>> begin

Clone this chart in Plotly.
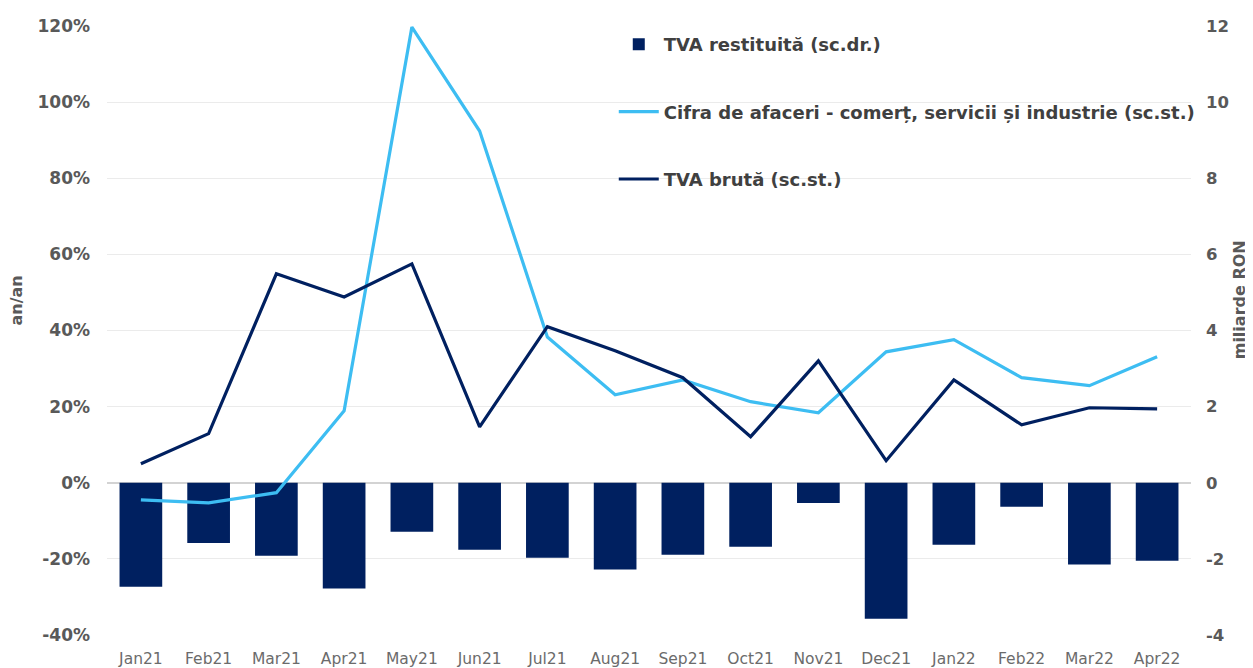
import plotly.graph_objects as go

months = ["Jan21", "Feb21", "Mar21", "Apr21", "May21", "Jun21", "Jul21", "Aug21",
          "Sep21", "Oct21", "Nov21", "Dec21", "Jan22", "Feb22", "Mar22", "Apr22"]

# TVA restituita (miliarde RON, right axis)
tva_restituita = [-2.73, -1.58, -1.92, -2.78, -1.29, -1.76, -1.97, -2.28,
                  -1.89, -1.68, -0.53, -3.57, -1.63, -0.63, -2.15, -2.05]

# Cifra de afaceri (% an/an, left axis)
cifra_afaceri = [-4.5, -5.3, -2.6, 18.9, 119.7, 92.4, 38.3, 23.1,
                 27.0, 21.3, 18.4, 34.4, 37.6, 27.6, 25.5, 33.1]

# TVA bruta (% an/an, left axis)
tva_bruta = [5.0, 12.9, 54.9, 48.8, 57.5, 14.7, 41.0, 34.7,
             27.6, 12.1, 32.0, 5.8, 27.0, 15.2, 19.7, 19.4]

left_ticks = [-40, -20, 0, 20, 40, 60, 80, 100, 120]
right_ticks = [-4, -2, 0, 2, 4, 6, 8, 10, 12]

NAVY = "#002060"
LIGHT = "#3DBDF2"
FONT = "DejaVu Sans"
GREY = "#595959"

fig = go.Figure()
fig.add_trace(go.Bar(
    x=months, y=tva_restituita, name="TVA restituită (sc.dr.)",
    marker=dict(color=NAVY, line=dict(width=0)), yaxis="y",
    legendgroup="a",
))
fig.add_trace(go.Scatter(
    x=months, y=cifra_afaceri, name="Cifra de afaceri - comerț, servicii și industrie (sc.st.)",
    mode="lines", line=dict(color=LIGHT, width=3.2), yaxis="y2",
    legendgroup="b",
))
fig.add_trace(go.Scatter(
    x=months, y=tva_bruta, name="TVA brută (sc.st.)",
    mode="lines", line=dict(color=NAVY, width=3.2), yaxis="y2",
    legendgroup="c",
))

fig.update_layout(
    width=1245, height=660,
    margin=dict(l=99, r=62, t=18, b=33, autoexpand=False),
    paper_bgcolor="white", plot_bgcolor="white",
    font=dict(family=FONT, color=GREY),
    bargap=0.37,
    showlegend=True,
    legend=dict(
        x=0.4675, y=1.0, xanchor="left", yanchor="top",
        bgcolor="rgba(0,0,0,0)",
        font=dict(family=FONT, size=18, color="#404040", weight="bold"),
        traceorder="grouped", tracegroupgap=41, itemwidth=40,
    ),
    xaxis=dict(
        type="category", showgrid=False, showline=False, ticks="",
        tickfont=dict(family=FONT, size=15.5, color="#6b6b6b"),
        range=[-0.5, 15.5], automargin=False, ticklabelstandoff=12,
    ),
    xaxis2=dict(
        type="category", overlaying="x", anchor="free", position=0.25,
        categoryarray=months, categoryorder="array",
        range=[-0.5, 15.5], showgrid=False, showline=False,
        ticks="outside", tickson="boundaries", ticklen=5, tickwidth=1,
        tickcolor="#D3D3D3", showticklabels=False, automargin=False,
    ),
    yaxis=dict(
        side="right", range=[-4, 12], tickvals=right_ticks,
        ticktext=[str(v) for v in right_ticks],
        showgrid=True, gridcolor="#EBEBEB", gridwidth=1,
        zeroline=True, zerolinecolor="#D3D3D3", zerolinewidth=1.5,
        tickfont=dict(family=FONT, size=16.5, color=GREY, weight="bold"),
        ticklabelstandoff=14, automargin=False,
    ),
    yaxis2=dict(
        side="left", overlaying="y", range=[-40, 120], tickvals=left_ticks,
        ticktext=[f"{v}%" for v in left_ticks],
        showgrid=False, zeroline=False,
        tickfont=dict(family=FONT, size=17, color=GREY, weight="bold"),
        ticklabelstandoff=16, automargin=False,
    ),
    annotations=[
        dict(text="an/an", textangle=-90, xref="paper", yref="paper",
             x=-0.0835, y=0.55, xanchor="center", yanchor="middle", showarrow=False,
             font=dict(family=FONT, size=16, color=GREY, weight="bold")),
        dict(text="miliarde RON", textangle=-90, xref="paper", yref="paper",
             x=1.0445, y=0.55, xanchor="center", yanchor="middle", showarrow=False,
             font=dict(family=FONT, size=16, color=GREY, weight="bold")),
    ],
)

fig.write_html("out.html")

>> end

* [Instructions for the task]:
Copy out all of the data word for word. Do not carry over any picture.

* [Output for this exercise]:
Clone this chart in Plotly.
import plotly.graph_objects as go

months = ["Jan21", "Feb21", "Mar21", "Apr21", "May21", "Jun21", "Jul21", "Aug21",
          "Sep21", "Oct21", "Nov21", "Dec21", "Jan22", "Feb22", "Mar22", "Apr22"]

# TVA restituita (miliarde RON, right axis)
tva_restituita = [-2.73, -1.58, -1.92, -2.78, -1.29, -1.76, -1.97, -2.28,
                  -1.89, -1.68, -0.53, -3.57, -1.63, -0.63, -2.15, -2.05]

# Cifra de afaceri (% an/an, left axis)
cifra_afaceri = [-4.5, -5.3, -2.6, 18.9, 119.7, 92.4, 38.3, 23.1,
                 27.0, 21.3, 18.4, 34.4, 37.6, 27.6, 25.5, 33.1]

# TVA bruta (% an/an, left axis)
tva_bruta = [5.0, 12.9, 54.9, 48.8, 57.5, 14.7, 41.0, 34.7,
             27.6, 12.1, 32.0, 5.8, 27.0, 15.2, 19.7, 19.4]

left_ticks = [-40, -20, 0, 20, 40, 60, 80, 100, 120]
right_ticks = [-4, -2, 0, 2, 4, 6, 8, 10, 12]

NAVY = "#002060"
LIGHT = "#3DBDF2"
FONT = "DejaVu Sans"
GREY = "#595959"

fig = go.Figure()
fig.add_trace(go.Bar(
    x=months, y=tva_restituita, name="TVA restituită (sc.dr.)",
    marker=dict(color=NAVY, line=dict(width=0)), yaxis="y",
    legendgroup="a",
))
fig.add_trace(go.Scatter(
    x=months, y=cifra_afaceri, name="Cifra de afaceri - comerț, servicii și industrie (sc.st.)",
    mode="lines", line=dict(color=LIGHT, width=3.2), yaxis="y2",
    legendgroup="b",
))
fig.add_trace(go.Scatter(
    x=months, y=tva_bruta, name="TVA brută (sc.st.)",
    mode="lines", line=dict(color=NAVY, width=3.2), yaxis="y2",
    legendgroup="c",
))

fig.update_layout(
    width=1245, height=660,
    margin=dict(l=99, r=62, t=18, b=33, autoexpand=False),
    paper_bgcolor="white", plot_bgcolor="white",
    font=dict(family=FONT, color=GREY),
    bargap=0.37,
    showlegend=True,
    legend=dict(
        x=0.4675, y=1.0, xanchor="left", yanchor="top",
        bgcolor="rgba(0,0,0,0)",
        font=dict(family=FONT, size=18, color="#404040", weight="bold"),
        traceorder="grouped", tracegroupgap=41, itemwidth=40,
    ),
    xaxis=dict(
        type="category", showgrid=False, showline=False, ticks="",
        tickfont=dict(family=FONT, size=15.5, color="#6b6b6b"),
        range=[-0.5, 15.5], automargin=False, ticklabelstandoff=12,
    ),
    xaxis2=dict(
        type="category", overlaying="x", anchor="free", position=0.25,
        categoryarray=months, categoryorder="array",
        range=[-0.5, 15.5], showgrid=False, showline=False,
        ticks="outside", tickson="boundaries", ticklen=5, tickwidth=1,
        tickcolor="#D3D3D3", showticklabels=False, automargin=False,
    ),
    yaxis=dict(
        side="right", range=[-4, 12], tickvals=right_ticks,
        ticktext=[str(v) for v in right_ticks],
        showgrid=True, gridcolor="#EBEBEB", gridwidth=1,
        zeroline=True, zerolinecolor="#D3D3D3", zerolinewidth=1.5,
        tickfont=dict(family=FONT, size=16.5, color=GREY, weight="bold"),
        ticklabelstandoff=14, automargin=False,
    ),
    yaxis2=dict(
        side="left", overlaying="y", range=[-40, 120], tickvals=left_ticks,
        ticktext=[f"{v}%" for v in left_ticks],
        showgrid=False, zeroline=False,
        tickfont=dict(family=FONT, size=17, color=GREY, weight="bold"),
        ticklabelstandoff=16, automargin=False,
    ),
    annotations=[
        dict(text="an/an", textangle=-90, xref="paper", yref="paper",
             x=-0.0835, y=0.55, xanchor="center", yanchor="middle", showarrow=False,
             font=dict(family=FONT, size=16, color=GREY, weight="bold")),
        dict(text="miliarde RON", textangle=-90, xref="paper", yref="paper",
             x=1.0445, y=0.55, xanchor="center", yanchor="middle", showarrow=False,
             font=dict(family=FONT, size=16, color=GREY, weight="bold")),
    ],
)

fig.write_html("out.html")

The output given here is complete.